Complete step by step answer:
The general equation of a straight line is \[y = mx + c\] , ------- $(1)$
where m is the slope of the equation and c is the value where the line cuts the y-axis. In other words, c is called the intercept on the y-axis. The slope of any line perpendicular to a line with slope \[m\] is the negative reciprocal, that is \[ - \dfrac{1}{m}\] . Because the slopes of perpendicular lines are negative reciprocals of one another, therefore the slope of a normal is \[ - \dfrac{1}{m}\]
And the given equation of line in the question is \[y = 4x + 3\] --------- $(2)$
On comparing equations $(1)$ and $(2)$ we get , slope of the line \[y = 4x + 3\] , \[m = 4\]
It is given that the equation of the parabola is
\[{y^2} = 12x\] ---------- $(3)$
On differentiating with respect to \[x\] we get
\[2y\dfrac{{dy}}{{dx}} = 12\]
This gives us \[\dfrac{{dy}}{{dx}} = \dfrac{6}{y}\]
Therefore, the slope of a tangent on the parabola is \[\dfrac{{dy}}{{dx}} = \dfrac{6}{y}\]
As we know that normal line is perpendicular to the tangent and the slopes of two perpendicular lines are negative reciprocals of each other.
Hence slope of normal \[\left( {{m_N}} \right) = - \dfrac{y}{6}\]
Now in the question it is given that normal line and the given line of equation \[y = 4x + 3\] are parallel to each other . Also the slopes of parallel lines are equal. Therefore,
Slope of line having equation \[y = 4x + 3\] \[ = \] slope of normal line
\[ - \dfrac{y}{6} = 4\]
\[ \Rightarrow y = - 24\]
Put this value in equation $(3)$
\[\left( 3 \right) \Rightarrow {\text{ }}x = \dfrac{{24 \times 24}}{{12}}\]

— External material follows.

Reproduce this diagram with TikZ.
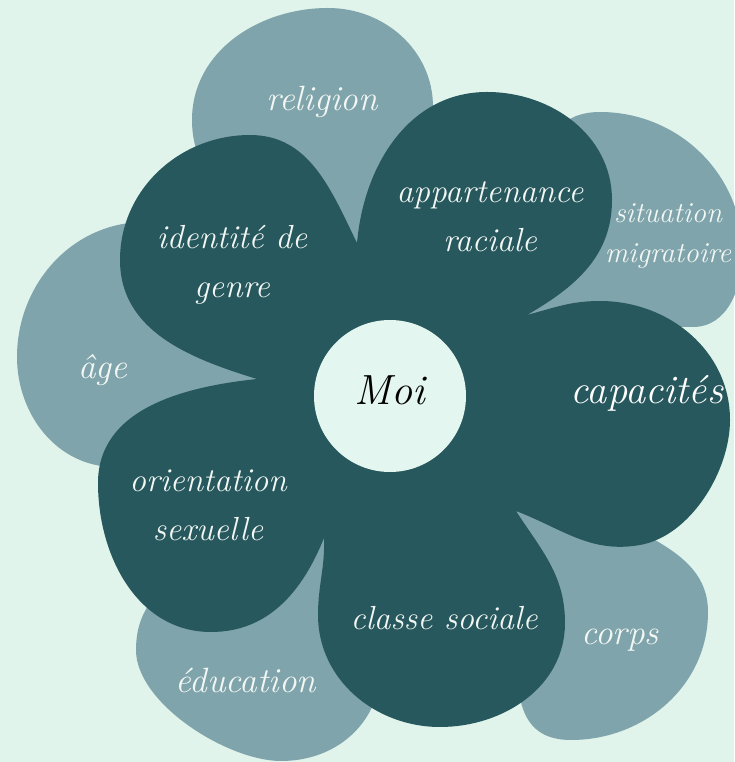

\[ \Rightarrow {\text{ }}x = {\text{48}}\]
Therefore , point of normal becomes \[\left( {{\text{48, - 24}}} \right)\]
Formula to find the distance from the line \[\left( {ax + by + c = 0} \right)\] to a point \[\left( {{x_0},{y_0}} \right)\] is given by \[D{\text{ = }}\dfrac{{\left| {a{x_0} + b{y_0} + c} \right|}}{{\sqrt {{a^2} + {b^2}} }}\]
So, to find the distance from \[\left( {{\text{48, - 24}}} \right)\] to line \[4x - y + 3 = 0\] ,
 \[a = 4\] , \[b = - 1\] , \[c = 0\] , \[{x_0} = 48\] and \[{y_0} = - 24\]
So, the distance from \[\left( {{\text{48, - 24}}} \right)\] to line \[4x - y + 3 = 0\] will be
\[D{\text{ = }}\dfrac{{\left| {4 \times 48 + \left( { - 1} \right) \times \left( { - 24} \right) + 3} \right|}}{{\sqrt {{{\left( 4 \right)}^2} + {{\left( { - 1} \right)}^2}} }}\]
\[D{\text{ = }}\dfrac{{\left| {192 + 24 + 3} \right|}}{{\sqrt {16 + 1} }}\]
\[D{\text{ = }}\dfrac{{\left| {219} \right|}}{{\sqrt {17} }}\]
Hence, the correct option is \[2){\text{ }}\dfrac{{219}}{{\sqrt {17} }}\]. So, option (B) is correct.

Note:
We can determine whether the lines are parallel or perpendicular by comparing their slopes. If the slopes are the same and the y-intercepts are different then the lines are parallel otherwise the lines are perpendicular. A tangent is a line that touches the parabola at exactly one point.